I wish him well for his wandering retreat. :hands:

Karma
17 Aug 11, 16:36
Sorry for posting in the wrong section.

His books helped develop my interest in Buddhism, I hope he returns safely

Karma
22 Sep 11, 13:50
A little more about the story
http://www.guardian.co.uk/commentisfree/belief/2011/sep/22/mingyur-rinpoche-buddhist?newsfeed=true

Aloka
23 Sep 11, 21:54
Thanks for posting the article, Karma. I had no idea that he was a millionaire !

hajurba
24 Sep 11, 09:17
After this article are following 4 full pages of public comments...astonishing how many people are concerned about the Rinpoche's renunciation....there are many biting sarcasms about it...there is the usual presence of trolls .
Yet also genuine concerned people. I found this reply here interesting :


"There's an interesting parallel with the Buddha," says Donald Lopez, professor of Buddhist and Tibetan studies at the University of Michigan. "Since the fall of the Tibetan monarchy in 842, incarnate lamas have served as a kind of aristocracy in Tibet, so a high-ranking tulku is not unlike a prince. Mingyur Rinpoche has renounced royal life, just as Prince Siddhartha did. This radical step that he has taken is essentially a return to the lifestyle that the Buddha prescribed for all monks."

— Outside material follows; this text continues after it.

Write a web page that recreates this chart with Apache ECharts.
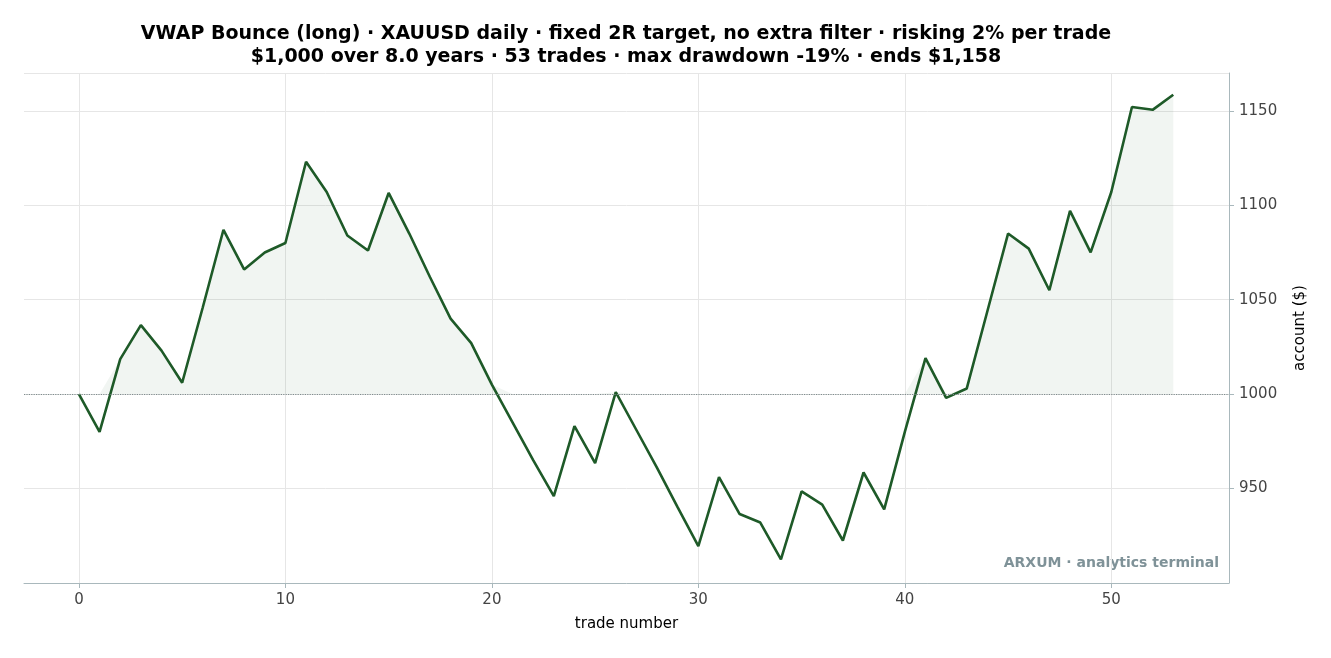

Yes Siddharta Gautama always advocated that bhikkhus and bhikkhunis should maintian a life of wandering. Records show that during the 80 years of the Buddha's life, the boundaries of his and his fellow monks ascetic wanderings covered an area of some 600 by 300 kms. This was no mean feet in days where was considerable dangers to travellers. Interestingly, although Siddharta was gifted a number of groves and other areas of land on which to build monasteries, the buddha was never confortable with the sanga making a permenent home is one particular area. Nor was he comfortable with living conditions which offered anything other than the basics of life. There is a anecdote in the Suttavibhaanga where one of the monks contructed a semi circular solid hut of clay rather then using flexible twigs that were most often used to make shelters. The Buddha order the monk to destroy the clay hut. Siddharta was troubled by the destruction of life that resulted from firing the inside of the clay hut in order to waterproof it and make it more strong. Furthermore he did not want his himself and his monks to become attatched to any one particular area. He saw permanent residency as a form of enslavement to worldy attachments. If enlightenment is the goal, the mind must shed all attachments to ego and the emotions, all attachments to earthly pleasures and even attachments to feeling of security. Inner security and indeed abiding calm and joy, he manitained came from trusting in the dharma, trusting in the inherent powers of the mind to realise and live the truth of the dharma.